TASK TO CARRY OUT: Omit any picture, and return the remaining data exactly as written.
===== SUPPLIED RECORDS
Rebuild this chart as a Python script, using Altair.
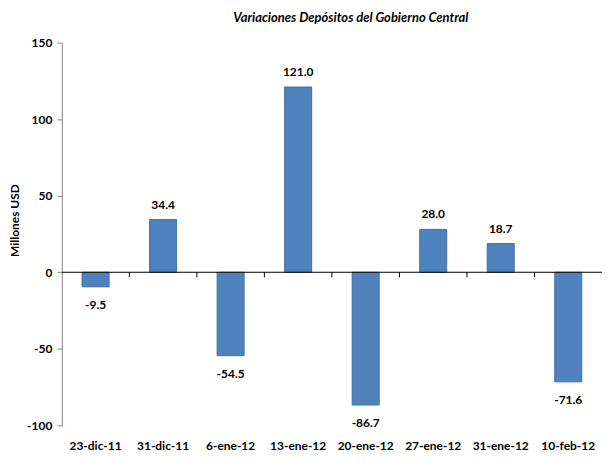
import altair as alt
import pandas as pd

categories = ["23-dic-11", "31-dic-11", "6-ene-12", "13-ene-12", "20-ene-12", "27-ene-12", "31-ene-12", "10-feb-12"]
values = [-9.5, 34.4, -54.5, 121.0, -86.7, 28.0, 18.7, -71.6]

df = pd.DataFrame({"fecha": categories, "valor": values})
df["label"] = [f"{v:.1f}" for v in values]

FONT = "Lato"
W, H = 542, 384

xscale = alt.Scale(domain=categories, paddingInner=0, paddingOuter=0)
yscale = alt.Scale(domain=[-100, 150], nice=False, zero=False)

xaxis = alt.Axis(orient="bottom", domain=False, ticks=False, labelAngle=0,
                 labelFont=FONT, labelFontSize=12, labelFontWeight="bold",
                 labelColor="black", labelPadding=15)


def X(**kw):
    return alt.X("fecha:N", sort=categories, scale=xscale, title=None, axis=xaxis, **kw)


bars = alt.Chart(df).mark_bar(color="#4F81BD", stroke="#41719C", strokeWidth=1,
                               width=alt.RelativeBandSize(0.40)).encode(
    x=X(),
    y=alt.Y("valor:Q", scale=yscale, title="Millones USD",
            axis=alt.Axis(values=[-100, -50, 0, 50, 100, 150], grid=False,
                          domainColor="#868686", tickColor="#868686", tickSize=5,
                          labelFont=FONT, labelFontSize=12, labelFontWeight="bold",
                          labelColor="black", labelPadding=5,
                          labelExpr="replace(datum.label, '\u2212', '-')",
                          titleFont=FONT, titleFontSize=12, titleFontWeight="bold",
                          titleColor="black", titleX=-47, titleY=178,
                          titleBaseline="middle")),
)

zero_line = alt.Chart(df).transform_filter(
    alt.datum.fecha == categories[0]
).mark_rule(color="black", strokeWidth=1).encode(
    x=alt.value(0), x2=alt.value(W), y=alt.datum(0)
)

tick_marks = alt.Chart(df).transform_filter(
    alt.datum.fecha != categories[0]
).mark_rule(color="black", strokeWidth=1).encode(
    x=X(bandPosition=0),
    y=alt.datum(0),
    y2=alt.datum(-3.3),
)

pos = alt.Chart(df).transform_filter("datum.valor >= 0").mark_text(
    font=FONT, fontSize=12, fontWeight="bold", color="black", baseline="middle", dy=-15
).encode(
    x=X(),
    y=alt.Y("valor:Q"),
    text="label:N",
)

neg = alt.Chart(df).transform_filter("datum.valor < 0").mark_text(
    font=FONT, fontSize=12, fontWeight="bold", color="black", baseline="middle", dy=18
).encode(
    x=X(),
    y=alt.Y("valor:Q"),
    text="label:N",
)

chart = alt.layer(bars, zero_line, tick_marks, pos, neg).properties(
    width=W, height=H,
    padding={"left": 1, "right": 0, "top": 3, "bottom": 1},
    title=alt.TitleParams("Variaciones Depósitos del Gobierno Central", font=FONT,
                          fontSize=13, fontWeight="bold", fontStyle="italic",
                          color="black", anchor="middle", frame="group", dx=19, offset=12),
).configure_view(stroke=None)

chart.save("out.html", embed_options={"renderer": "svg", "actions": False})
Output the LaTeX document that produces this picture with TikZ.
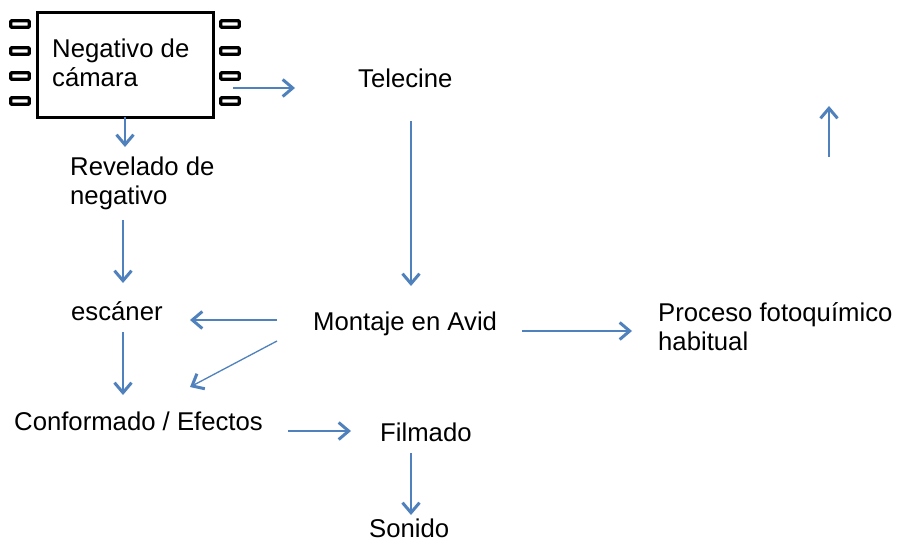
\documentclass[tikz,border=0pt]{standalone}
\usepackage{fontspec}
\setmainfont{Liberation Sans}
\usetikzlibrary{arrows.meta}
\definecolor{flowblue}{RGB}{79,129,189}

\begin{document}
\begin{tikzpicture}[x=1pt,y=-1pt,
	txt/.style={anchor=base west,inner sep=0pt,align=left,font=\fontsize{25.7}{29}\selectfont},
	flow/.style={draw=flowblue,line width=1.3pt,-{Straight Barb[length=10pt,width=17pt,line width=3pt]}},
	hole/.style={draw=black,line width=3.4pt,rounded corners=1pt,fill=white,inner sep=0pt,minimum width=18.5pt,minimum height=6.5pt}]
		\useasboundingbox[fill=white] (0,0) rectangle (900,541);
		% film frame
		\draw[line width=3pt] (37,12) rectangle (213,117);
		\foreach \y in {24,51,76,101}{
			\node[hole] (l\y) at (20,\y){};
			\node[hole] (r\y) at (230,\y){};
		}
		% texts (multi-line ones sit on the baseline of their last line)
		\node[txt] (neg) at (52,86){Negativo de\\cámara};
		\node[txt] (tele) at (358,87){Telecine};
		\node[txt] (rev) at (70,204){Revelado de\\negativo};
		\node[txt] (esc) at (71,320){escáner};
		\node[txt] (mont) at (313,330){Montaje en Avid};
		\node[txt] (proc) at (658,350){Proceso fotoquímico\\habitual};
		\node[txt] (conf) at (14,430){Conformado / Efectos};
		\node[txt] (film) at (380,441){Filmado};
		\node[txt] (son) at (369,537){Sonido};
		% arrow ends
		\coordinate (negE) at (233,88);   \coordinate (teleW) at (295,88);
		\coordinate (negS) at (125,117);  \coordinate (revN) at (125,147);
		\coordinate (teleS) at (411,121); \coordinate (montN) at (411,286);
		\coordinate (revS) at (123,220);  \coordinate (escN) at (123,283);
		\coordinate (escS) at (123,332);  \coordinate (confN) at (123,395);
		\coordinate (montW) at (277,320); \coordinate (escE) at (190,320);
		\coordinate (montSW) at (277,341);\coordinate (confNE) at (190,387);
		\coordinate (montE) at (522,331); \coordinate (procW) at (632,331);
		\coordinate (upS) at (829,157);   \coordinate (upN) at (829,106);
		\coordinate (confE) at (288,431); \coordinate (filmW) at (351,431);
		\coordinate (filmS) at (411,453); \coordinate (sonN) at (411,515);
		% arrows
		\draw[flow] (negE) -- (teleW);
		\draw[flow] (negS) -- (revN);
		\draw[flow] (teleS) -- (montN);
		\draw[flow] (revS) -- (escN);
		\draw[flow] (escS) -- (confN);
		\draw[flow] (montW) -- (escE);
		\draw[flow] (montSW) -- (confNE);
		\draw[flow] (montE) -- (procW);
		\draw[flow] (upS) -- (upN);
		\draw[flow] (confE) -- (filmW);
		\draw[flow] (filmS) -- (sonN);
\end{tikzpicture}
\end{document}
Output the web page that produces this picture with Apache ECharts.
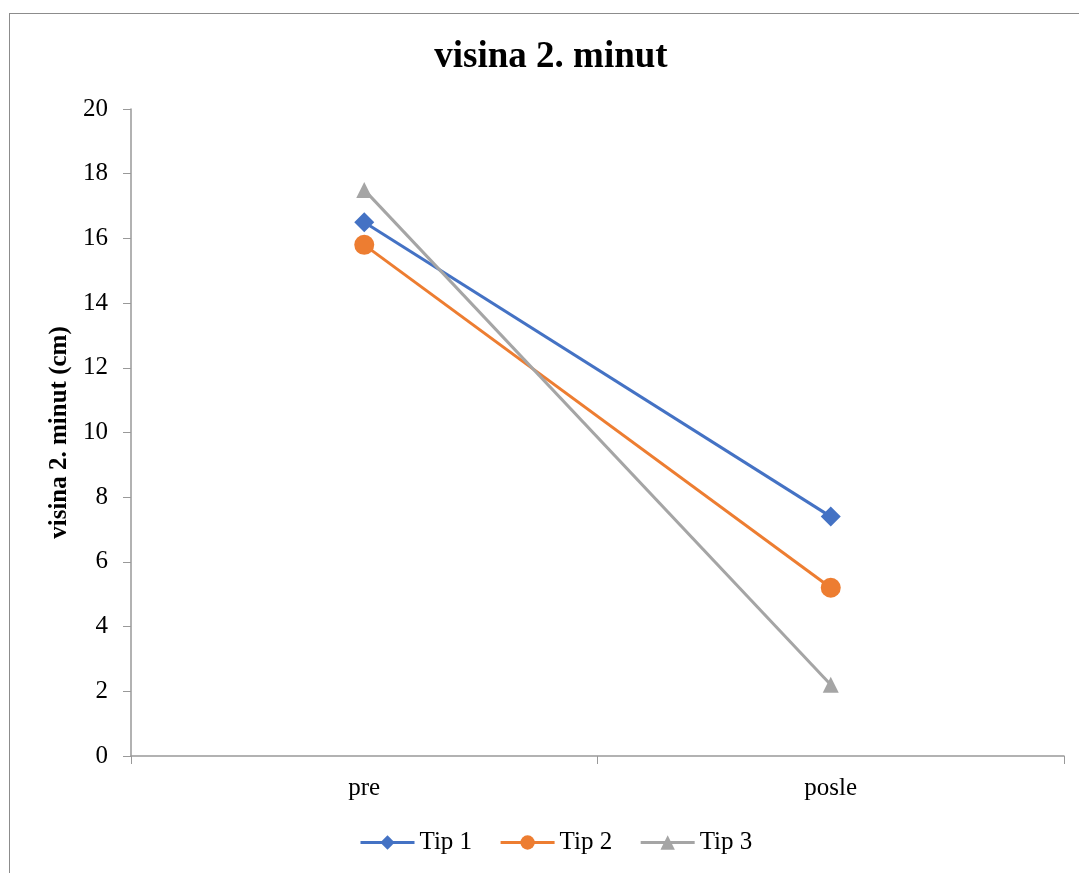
==========
RESPONSE FOR THIS EXERCISE:
Rebuild this chart as a Python script, using Altair.
import altair as alt
import pandas as pd

categories = ["23-dic-11", "31-dic-11", "6-ene-12", "13-ene-12", "20-ene-12", "27-ene-12", "31-ene-12", "10-feb-12"]
values = [-9.5, 34.4, -54.5, 121.0, -86.7, 28.0, 18.7, -71.6]

df = pd.DataFrame({"fecha": categories, "valor": values})
df["label"] = [f"{v:.1f}" for v in values]

FONT = "Lato"
W, H = 542, 384

xscale = alt.Scale(domain=categories, paddingInner=0, paddingOuter=0)
yscale = alt.Scale(domain=[-100, 150], nice=False, zero=False)

xaxis = alt.Axis(orient="bottom", domain=False, ticks=False, labelAngle=0,
                 labelFont=FONT, labelFontSize=12, labelFontWeight="bold",
                 labelColor="black", labelPadding=15)


def X(**kw):
    return alt.X("fecha:N", sort=categories, scale=xscale, title=None, axis=xaxis, **kw)


bars = alt.Chart(df).mark_bar(color="#4F81BD", stroke="#41719C", strokeWidth=1,
                               width=alt.RelativeBandSize(0.40)).encode(
    x=X(),
    y=alt.Y("valor:Q", scale=yscale, title="Millones USD",
            axis=alt.Axis(values=[-100, -50, 0, 50, 100, 150], grid=False,
                          domainColor="#868686", tickColor="#868686", tickSize=5,
                          labelFont=FONT, labelFontSize=12, labelFontWeight="bold",
                          labelColor="black", labelPadding=5,
                          labelExpr="replace(datum.label, '\u2212', '-')",
                          titleFont=FONT, titleFontSize=12, titleFontWeight="bold",
                          titleColor="black", titleX=-47, titleY=178,
                          titleBaseline="middle")),
)

zero_line = alt.Chart(df).transform_filter(
    alt.datum.fecha == categories[0]
).mark_rule(color="black", strokeWidth=1).encode(
    x=alt.value(0), x2=alt.value(W), y=alt.datum(0)
)

tick_marks = alt.Chart(df).transform_filter(
    alt.datum.fecha != categories[0]
).mark_rule(color="black", strokeWidth=1).encode(
    x=X(bandPosition=0),
    y=alt.datum(0),
    y2=alt.datum(-3.3),
)

pos = alt.Chart(df).transform_filter("datum.valor >= 0").mark_text(
    font=FONT, fontSize=12, fontWeight="bold", color="black", baseline="middle", dy=-15
).encode(
    x=X(),
    y=alt.Y("valor:Q"),
    text="label:N",
)

neg = alt.Chart(df).transform_filter("datum.valor < 0").mark_text(
    font=FONT, fontSize=12, fontWeight="bold", color="black", baseline="middle", dy=18
).encode(
    x=X(),
    y=alt.Y("valor:Q"),
    text="label:N",
)

chart = alt.layer(bars, zero_line, tick_marks, pos, neg).properties(
    width=W, height=H,
    padding={"left": 1, "right": 0, "top": 3, "bottom": 1},
    title=alt.TitleParams("Variaciones Depósitos del Gobierno Central", font=FONT,
                          fontSize=13, fontWeight="bold", fontStyle="italic",
                          color="black", anchor="middle", frame="group", dx=19, offset=12),
).configure_view(stroke=None)

chart.save("out.html", embed_options={"renderer": "svg", "actions": False})
Output the LaTeX document that produces this picture with TikZ.
\documentclass[tikz,border=0pt]{standalone}
\usepackage{fontspec}
\setmainfont{Liberation Sans}
\usetikzlibrary{arrows.meta}
\definecolor{flowblue}{RGB}{79,129,189}

\begin{document}
\begin{tikzpicture}[x=1pt,y=-1pt,
	txt/.style={anchor=base west,inner sep=0pt,align=left,font=\fontsize{25.7}{29}\selectfont},
	flow/.style={draw=flowblue,line width=1.3pt,-{Straight Barb[length=10pt,width=17pt,line width=3pt]}},
	hole/.style={draw=black,line width=3.4pt,rounded corners=1pt,fill=white,inner sep=0pt,minimum width=18.5pt,minimum height=6.5pt}]
		\useasboundingbox[fill=white] (0,0) rectangle (900,541);
		% film frame
		\draw[line width=3pt] (37,12) rectangle (213,117);
		\foreach \y in {24,51,76,101}{
			\node[hole] (l\y) at (20,\y){};
			\node[hole] (r\y) at (230,\y){};
		}
		% texts (multi-line ones sit on the baseline of their last line)
		\node[txt] (neg) at (52,86){Negativo de\\cámara};
		\node[txt] (tele) at (358,87){Telecine};
		\node[txt] (rev) at (70,204){Revelado de\\negativo};
		\node[txt] (esc) at (71,320){escáner};
		\node[txt] (mont) at (313,330){Montaje en Avid};
		\node[txt] (proc) at (658,350){Proceso fotoquímico\\habitual};
		\node[txt] (conf) at (14,430){Conformado / Efectos};
		\node[txt] (film) at (380,441){Filmado};
		\node[txt] (son) at (369,537){Sonido};
		% arrow ends
		\coordinate (negE) at (233,88);   \coordinate (teleW) at (295,88);
		\coordinate (negS) at (125,117);  \coordinate (revN) at (125,147);
		\coordinate (teleS) at (411,121); \coordinate (montN) at (411,286);
		\coordinate (revS) at (123,220);  \coordinate (escN) at (123,283);
		\coordinate (escS) at (123,332);  \coordinate (confN) at (123,395);
		\coordinate (montW) at (277,320); \coordinate (escE) at (190,320);
		\coordinate (montSW) at (277,341);\coordinate (confNE) at (190,387);
		\coordinate (montE) at (522,331); \coordinate (procW) at (632,331);
		\coordinate (upS) at (829,157);   \coordinate (upN) at (829,106);
		\coordinate (confE) at (288,431); \coordinate (filmW) at (351,431);
		\coordinate (filmS) at (411,453); \coordinate (sonN) at (411,515);
		% arrows
		\draw[flow] (negE) -- (teleW);
		\draw[flow] (negS) -- (revN);
		\draw[flow] (teleS) -- (montN);
		\draw[flow] (revS) -- (escN);
		\draw[flow] (escS) -- (confN);
		\draw[flow] (montW) -- (escE);
		\draw[flow] (montSW) -- (confNE);
		\draw[flow] (montE) -- (procW);
		\draw[flow] (upS) -- (upN);
		\draw[flow] (confE) -- (filmW);
		\draw[flow] (filmS) -- (sonN);
\end{tikzpicture}
\end{document}
Output the web page that produces this picture with Apache ECharts.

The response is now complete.